◆ **Material**:
begin
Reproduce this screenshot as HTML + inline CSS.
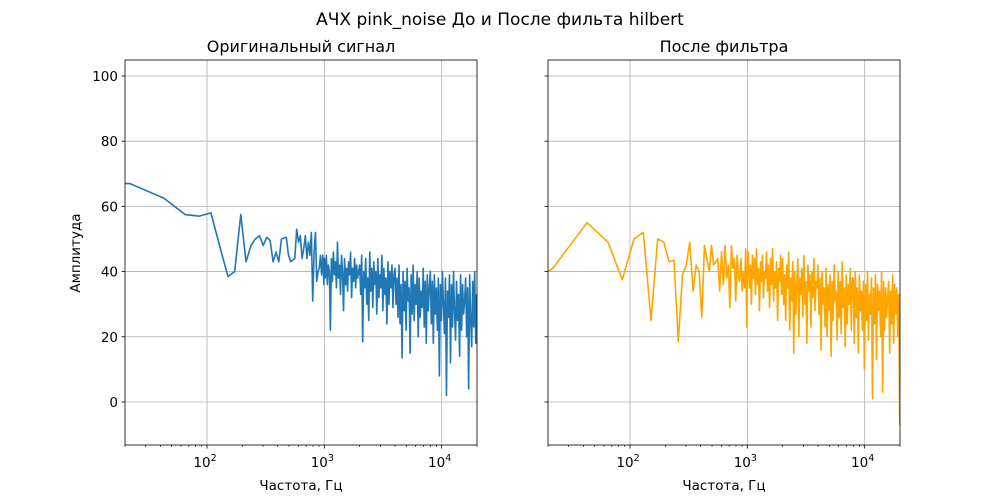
<!DOCTYPE html>
<html><head><meta charset="utf-8"><style>
html,body{margin:0;padding:0;background:#fff;}
svg{display:block;font-family:"DejaVu Sans","Liberation Sans",sans-serif;}
</style></head><body>
<svg id="chart" width="1000" height="500" viewBox="0 0 1000 500"></svg>
<script>
const freqLow = [20,22,43,65,86,108,130,151,172,194,215,237,258,280,301,323,345,366,388,409,431,474,495,517,560,581,603,624,646,667,689,710,732,753,775,796,818,840,861,883,904,926,947,969,990];
const ampLowLeft = [67,67,62.5,57.5,57,58,47,38.5,40,57.5,43,48,50,51,48,50.5,49.5,43,46,43,50,50.5,45,43,44,53,49,51,44,47,51,44,49,45,52,31,46,52,37,40,41,45,39,45,36];
const ampLowRight = [40,41,55,49,37.5,50,52,25,50,49,43,43.5,18.5,39,42,49,34,42,40,26,48,40,48,42,44,34,46,36,48,38,42,29,48,41,44,31,45,38,37,44,34,40,35,47,23];
const freqHigh = [1000,1020,1040,1061,1082,1104,1126,1149,1172,1195,1219,1243,1268,1294,1319,1346,1373,1400,1428,1457,1486,1516,1546,1577,1608,1641,1673,1707,1741,1776,1811,1848,1885,1922,1961,
2000,2040,2080,2122,2164,2208,2252,2298,2344,2390,2438,2486,2536,2588,2638,2692,2746,2800,2856,2914,2972,3032,3092,3154,3216,3282,3346,3414,3482,3552,3622,3696,3770,3844,3922,
4000,4080,4160,4244,4328,4416,4504,4596,4688,4780,4876,4972,5072,5176,5276,5384,5492,5600,5712,5828,5944,6064,6184,6308,6432,6564,6692,6828,6964,7104,7244,7392,7540,7688,7844,
8000,8160,8320,8488,8656,8832,9008,9192,9376,9560,9752,9944,10144,10352,10552,10768,10984,11200,11424,11656,11888,12128,12368,12616,12864,13128,13384,13656,13928,14208,14488,14784,15080,15376,15688,
16000,16320,16640,16976,17312,17664,18016,18384,18752,19120,19504,19888];
const ampHighLeft = [44,38,45,36,42,40,22,44,37,46,39,43,35,49,38,42,33,45,40,28,44,36,41,34,43,39,46,32,41,37,44,35,42,38,40,
42,33,45,18.5,40,35,44,30,38,25,46,34,41,29,43,36,40,27,44,32,39,35,45,28,41,33,38,24,43,30,40,35,42,29,39,
41,30,38,26,42,24,36,13.5,40,28,37,22,41,31,35,15,39,27,42,25,36,30,40,20,38,26,34,29,41,23,37,18,39,28,35,
40,24,37,18,39,27,35,22,38,8,36,25,40,30,21,38,2,34,26,39,12,36,23,40,28,19,37,25,33,14,39,22,36,27,31,
38,20,35,4,39,25,17,37,23,40,18,33];
const ampHighRight = [40,46,35,42,30,45,38,44,33,47,36,41,28,43,37,45,32,40,38,46,34,42,29,44,36,47,31,40,35,43,25,41,37,45,33,
44,30,39,25,42,35,46,22,38,31,43,15,40,27,36,44,20,38,33,41,26,45,30,37,18,42,34,39,23,40,32,44,28,37,35,
42,27,38,16,40,30,35,23,41,20,36,28,39,14,37,25,42,31,34,19,40,26,37,21,43,29,35,17,39,24,36,30,41,22,38,
38,18,40,26,35,15,39,28,34,22,37,10,36,25,40,19,33,27,38,1,35,24,39,13,36,28,34,20,40,3,37,22,35,26,32,
37,15,34,24,39,18,36,27,35,20,33,-7];
const yTicks = [0,20,40,60,80,100];
const xTickExps = [2,3,4];
const panels = [
  {x0:125,x1:477,title:"Оригинальный сигнал",amps:ampLowLeft.concat(ampHighLeft),color:"#1f77b4",ylabels:true,name:"left"},
  {x0:548,x1:900,title:"После фильтра",amps:ampLowRight.concat(ampHighRight),color:"#ffa500",ylabels:false,name:"right"}
];
const freqs = freqLow.concat(freqHigh);
const NS="http://www.w3.org/2000/svg";
const svg=document.getElementById('chart');
function mk(tag,attrs,parent,text){const e=document.createElementNS(NS,tag);for(const k in attrs)e.setAttribute(k,attrs[k]);if(text!==undefined)e.textContent=text;(parent||svg).appendChild(e);return e;}
const yTop=60,yBot=445,yMin=-13.2,yMax=104.9,xMinL=Math.log10(20),xMaxL=Math.log10(20000);
function yS(v){return yBot-(v-yMin)/(yMax-yMin)*(yBot-yTop);}
let t=mk('text',{x:500,y:25,'text-anchor':'middle','font-size':17});t.textContent="АЧХ pink_noise До и После фильта hilbert";


panels.forEach(p=>{
  const xS=f=>p.x0+(Math.log10(f)-xMinL)/(xMaxL-xMinL)*(p.x1-p.x0);
  const g=mk('g',{});
  
  
  // grid
  yTicks.forEach(v=>{const y=yS(v);
    mk('line',{x1:p.x0,x2:p.x1,y1:y,y2:y,stroke:'#b0b0b0','stroke-width':0.8},g);
    mk('line',{x1:p.x0-3.5,x2:p.x0,y1:y,y2:y,stroke:'#000','stroke-width':0.8},g);
    if(p.ylabels){const l=mk('text',{x:p.x0-7,y:y+5,'text-anchor':'end','font-size':13.5},g,String(v));
      
      }
  });
  xTickExps.forEach(e=>{const x=xS(Math.pow(10,e));
    mk('line',{x1:x,x2:x,y1:yTop,y2:yBot,stroke:'#b0b0b0','stroke-width':0.8},g);
    mk('line',{x1:x,x2:x,y1:yBot,y2:yBot+3.5,stroke:'#000','stroke-width':0.8},g);
    const l=mk('text',{x:x-2,y:yBot+22,'text-anchor':'middle','font-size':13.5},g);
    
    
    mk('tspan',{},l,'10');mk('tspan',{dy:-6,'font-size':9.5},l,String(e));
  });
  for(let e=1;e<=4;e++)for(let m=2;m<=9;m++){const f=m*Math.pow(10,e);if(f<20||f>20000)continue;const x=xS(f);
    mk('line',{x1:x,x2:x,y1:yBot,y2:yBot+2,stroke:'#000','stroke-width':0.6},g);}
  const cp=mk('clipPath',{id:'clip-'+p.name},g);mk('rect',{x:p.x0,y:yTop,width:p.x1-p.x0,height:yBot-yTop},cp);
  const d=freqs.map((f,i)=>(i?'L':'M')+xS(f).toFixed(2)+' '+yS(p.amps[i]).toFixed(2)).join(' ');
  const path=mk('path',{d:d,fill:'none',stroke:p.color,'stroke-width':1.6,'stroke-linejoin':'round','clip-path':'url(#clip-'+p.name+')'},g);
  
  
  mk('rect',{x:p.x0,y:yTop,width:p.x1-p.x0,height:yBot-yTop,fill:'none',stroke:'#000','stroke-width':0.8},g);
  const tt=mk('text',{x:(p.x0+p.x1)/2,y:yTop-8,'text-anchor':'middle','font-size':16},g,p.title);
  
  
  const xl=mk('text',{x:(p.x0+p.x1)/2,y:490,'text-anchor':'middle','font-size':13.5},g,'Частота, Гц');
  
  
  if(p.ylabels){const yl=mk('text',{x:80,y:253,'text-anchor':'middle','font-size':13.5,transform:'rotate(-90 80 253)'},g,'Амплитуда');
    
    }
});
</script>
</body></html>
end
◆ **Do this**: Return all of the data exactly as written, and drop the pictures.

◆ **Reply**:
Reproduce this screenshot as HTML + inline CSS.
<!DOCTYPE html>
<html><head><meta charset="utf-8"><style>
html,body{margin:0;padding:0;background:#fff;}
svg{display:block;font-family:"DejaVu Sans","Liberation Sans",sans-serif;}
</style></head><body>
<svg id="chart" width="1000" height="500" viewBox="0 0 1000 500"></svg>
<script>
const freqLow = [20,22,43,65,86,108,130,151,172,194,215,237,258,280,301,323,345,366,388,409,431,474,495,517,560,581,603,624,646,667,689,710,732,753,775,796,818,840,861,883,904,926,947,969,990];
const ampLowLeft = [67,67,62.5,57.5,57,58,47,38.5,40,57.5,43,48,50,51,48,50.5,49.5,43,46,43,50,50.5,45,43,44,53,49,51,44,47,51,44,49,45,52,31,46,52,37,40,41,45,39,45,36];
const ampLowRight = [40,41,55,49,37.5,50,52,25,50,49,43,43.5,18.5,39,42,49,34,42,40,26,48,40,48,42,44,34,46,36,48,38,42,29,48,41,44,31,45,38,37,44,34,40,35,47,23];
const freqHigh = [1000,1020,1040,1061,1082,1104,1126,1149,1172,1195,1219,1243,1268,1294,1319,1346,1373,1400,1428,1457,1486,1516,1546,1577,1608,1641,1673,1707,1741,1776,1811,1848,1885,1922,1961,
2000,2040,2080,2122,2164,2208,2252,2298,2344,2390,2438,2486,2536,2588,2638,2692,2746,2800,2856,2914,2972,3032,3092,3154,3216,3282,3346,3414,3482,3552,3622,3696,3770,3844,3922,
4000,4080,4160,4244,4328,4416,4504,4596,4688,4780,4876,4972,5072,5176,5276,5384,5492,5600,5712,5828,5944,6064,6184,6308,6432,6564,6692,6828,6964,7104,7244,7392,7540,7688,7844,
8000,8160,8320,8488,8656,8832,9008,9192,9376,9560,9752,9944,10144,10352,10552,10768,10984,11200,11424,11656,11888,12128,12368,12616,12864,13128,13384,13656,13928,14208,14488,14784,15080,15376,15688,
16000,16320,16640,16976,17312,17664,18016,18384,18752,19120,19504,19888];
const ampHighLeft = [44,38,45,36,42,40,22,44,37,46,39,43,35,49,38,42,33,45,40,28,44,36,41,34,43,39,46,32,41,37,44,35,42,38,40,
42,33,45,18.5,40,35,44,30,38,25,46,34,41,29,43,36,40,27,44,32,39,35,45,28,41,33,38,24,43,30,40,35,42,29,39,
41,30,38,26,42,24,36,13.5,40,28,37,22,41,31,35,15,39,27,42,25,36,30,40,20,38,26,34,29,41,23,37,18,39,28,35,
40,24,37,18,39,27,35,22,38,8,36,25,40,30,21,38,2,34,26,39,12,36,23,40,28,19,37,25,33,14,39,22,36,27,31,
38,20,35,4,39,25,17,37,23,40,18,33];
const ampHighRight = [40,46,35,42,30,45,38,44,33,47,36,41,28,43,37,45,32,40,38,46,34,42,29,44,36,47,31,40,35,43,25,41,37,45,33,
44,30,39,25,42,35,46,22,38,31,43,15,40,27,36,44,20,38,33,41,26,45,30,37,18,42,34,39,23,40,32,44,28,37,35,
42,27,38,16,40,30,35,23,41,20,36,28,39,14,37,25,42,31,34,19,40,26,37,21,43,29,35,17,39,24,36,30,41,22,38,
38,18,40,26,35,15,39,28,34,22,37,10,36,25,40,19,33,27,38,1,35,24,39,13,36,28,34,20,40,3,37,22,35,26,32,
37,15,34,24,39,18,36,27,35,20,33,-7];
const yTicks = [0,20,40,60,80,100];
const xTickExps = [2,3,4];
const panels = [
  {x0:125,x1:477,title:"Оригинальный сигнал",amps:ampLowLeft.concat(ampHighLeft),color:"#1f77b4",ylabels:true,name:"left"},
  {x0:548,x1:900,title:"После фильтра",amps:ampLowRight.concat(ampHighRight),color:"#ffa500",ylabels:false,name:"right"}
];
const freqs = freqLow.concat(freqHigh);
const NS="http://www.w3.org/2000/svg";
const svg=document.getElementById('chart');
function mk(tag,attrs,parent,text){const e=document.createElementNS(NS,tag);for(const k in attrs)e.setAttribute(k,attrs[k]);if(text!==undefined)e.textContent=text;(parent||svg).appendChild(e);return e;}
const yTop=60,yBot=445,yMin=-13.2,yMax=104.9,xMinL=Math.log10(20),xMaxL=Math.log10(20000);
function yS(v){return yBot-(v-yMin)/(yMax-yMin)*(yBot-yTop);}
let t=mk('text',{x:500,y:25,'text-anchor':'middle','font-size':17});t.textContent="АЧХ pink_noise До и После фильта hilbert";


panels.forEach(p=>{
  const xS=f=>p.x0+(Math.log10(f)-xMinL)/(xMaxL-xMinL)*(p.x1-p.x0);
  const g=mk('g',{});
  
  
  // grid
  yTicks.forEach(v=>{const y=yS(v);
    mk('line',{x1:p.x0,x2:p.x1,y1:y,y2:y,stroke:'#b0b0b0','stroke-width':0.8},g);
    mk('line',{x1:p.x0-3.5,x2:p.x0,y1:y,y2:y,stroke:'#000','stroke-width':0.8},g);
    if(p.ylabels){const l=mk('text',{x:p.x0-7,y:y+5,'text-anchor':'end','font-size':13.5},g,String(v));
      
      }
  });
  xTickExps.forEach(e=>{const x=xS(Math.pow(10,e));
    mk('line',{x1:x,x2:x,y1:yTop,y2:yBot,stroke:'#b0b0b0','stroke-width':0.8},g);
    mk('line',{x1:x,x2:x,y1:yBot,y2:yBot+3.5,stroke:'#000','stroke-width':0.8},g);
    const l=mk('text',{x:x-2,y:yBot+22,'text-anchor':'middle','font-size':13.5},g);
    
    
    mk('tspan',{},l,'10');mk('tspan',{dy:-6,'font-size':9.5},l,String(e));
  });
  for(let e=1;e<=4;e++)for(let m=2;m<=9;m++){const f=m*Math.pow(10,e);if(f<20||f>20000)continue;const x=xS(f);
    mk('line',{x1:x,x2:x,y1:yBot,y2:yBot+2,stroke:'#000','stroke-width':0.6},g);}
  const cp=mk('clipPath',{id:'clip-'+p.name},g);mk('rect',{x:p.x0,y:yTop,width:p.x1-p.x0,height:yBot-yTop},cp);
  const d=freqs.map((f,i)=>(i?'L':'M')+xS(f).toFixed(2)+' '+yS(p.amps[i]).toFixed(2)).join(' ');
  const path=mk('path',{d:d,fill:'none',stroke:p.color,'stroke-width':1.6,'stroke-linejoin':'round','clip-path':'url(#clip-'+p.name+')'},g);
  
  
  mk('rect',{x:p.x0,y:yTop,width:p.x1-p.x0,height:yBot-yTop,fill:'none',stroke:'#000','stroke-width':0.8},g);
  const tt=mk('text',{x:(p.x0+p.x1)/2,y:yTop-8,'text-anchor':'middle','font-size':16},g,p.title);
  
  
  const xl=mk('text',{x:(p.x0+p.x1)/2,y:490,'text-anchor':'middle','font-size':13.5},g,'Частота, Гц');
  
  
  if(p.ylabels){const yl=mk('text',{x:80,y:253,'text-anchor':'middle','font-size':13.5,transform:'rotate(-90 80 253)'},g,'Амплитуда');
    
    }
});
</script>
</body></html>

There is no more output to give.